Simplified Updates: Many containerized applications can be updated by simply pulling the latest image and re-creating the container, minimizing downtime and complexity.
Advanced Network Integration: Tools like Traefik, which handles reverse proxying, often work seamlessly out of the box with Docker, simplifying complex network configurations. Similarly, you can use specialized containers like Gluetun to manage a VPN connection for other containers. This means that if you change your VPN provider, you can often just edit the Gluetun container’s configuration instead of reinstalling apps or dealing with each provider’s individual software.

Getting Started: Installing Docker and Your First Container

Installing Docker is straightforward across most popular operating systems. For Linux (including Raspberry Pi OS on a single-board computer like a Raspberry Pi), it’s typically a few command-line steps. On Windows, you can install Docker Desktop which leverages WSL2 (Windows Subsystem for Linux) for a seamless experience. macOS also has a Docker Desktop application.

Once installed, you’ll primarily interact with Docker via the command line. Here are a few essential commands to get you started:

docker pull [image_name]: Downloads an image from Docker Hub.
docker run [image_name]: Creates and starts a container from an image.
docker ps: Lists all currently running containers.
docker stop [container_id/name]: Stops a running container.
docker rm [container_id/name]: Removes a stopped container.

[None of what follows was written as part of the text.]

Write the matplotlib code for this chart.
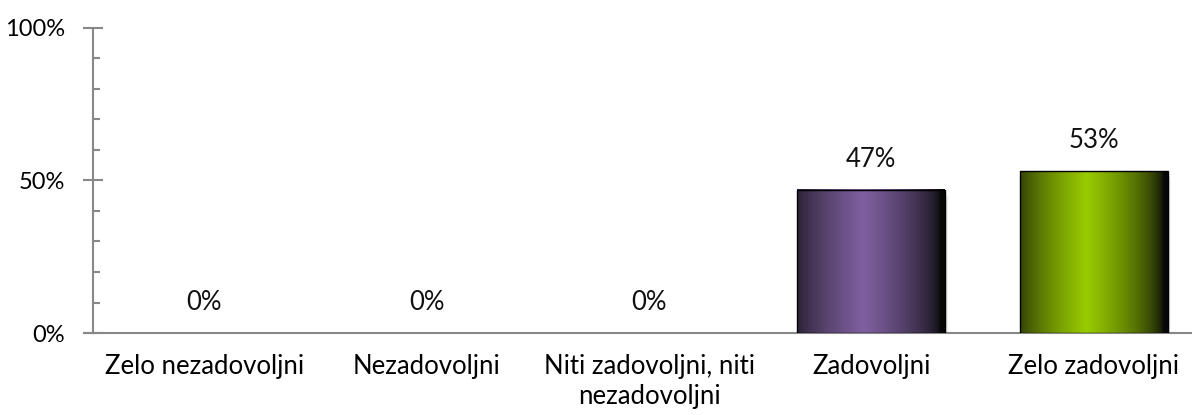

For example, to run a simple web server (Nginx) and make it accessible from your browser, you might use: docker run -d -p 80:80 --name mynginx nginx. This command pulls the nginx image, runs it in detached mode (-d), maps port 80 of your computer to port 80 in the container (-p 80:80), and names the container mynginx.

Practical Home Lab Projects with Docker

With Docker in your toolkit, a world of home lab projects opens up:

Local Ad-Blocking & DNS: Deploying a DNS-based ad-blocker like AdGuard Home or Pi-hole as a container.
Personal Cloud Storage: Setting up a self-hosted cloud solution like Nextcloud, giving you complete control over your files.
Media Server: Running Plex or Jellyfin in a container for a powerful, organized media streaming experience.
Home Automation Tools: Deploying tools like Home Assistant, Node-RED, or MQTT brokers within containers.
Development Environments: Spinning up specific databases, web servers, or programming language environments for testing.
Network Tools: Running network monitoring tools, VPN servers, or even simple web scrapers in isolated containers.

For projects involving multiple interconnected containers (like a web server and a database), you’ll quickly discover the utility of Docker Compose. Docker Compose allows you to define and run multi-container Docker applications using a single YAML file, simplifying complex deployments to a single command. This extends Docker’s benefits by making entire application stacks easy to manage.

Best Practices for Your Container Journey

As you delve into Docker, keep a few best practices in mind. Always ensure you’re using volumes for any data you want to persist (databases, configuration files, media libraries) so that your data outlives the container itself. Pay attention to resource limits if running many containers on limited hardware, preventing one container from hogging all resources.

It’s also important to remember that maintaining images often means individual applications won’t self-update in the way you might expect from traditionally installed software. It’s up to you, the user, to actively maintain versions by pulling the latest images and pruning older, unused ones. This ensures you’re running the most secure and feature-rich versions of your containerized applications. Regularly update your Docker images and the Docker engine itself to benefit from the latest features, bug fixes, and security patches.

Docker provides a powerful, elegant solution for managing software in your home lab. It demystifies complex deployments, offers unparalleled flexibility, and helps keep your systems clean and efficient. By embracing containers, you’re not just running applications; you’re building a more robust, controlled, and adaptable digital environment.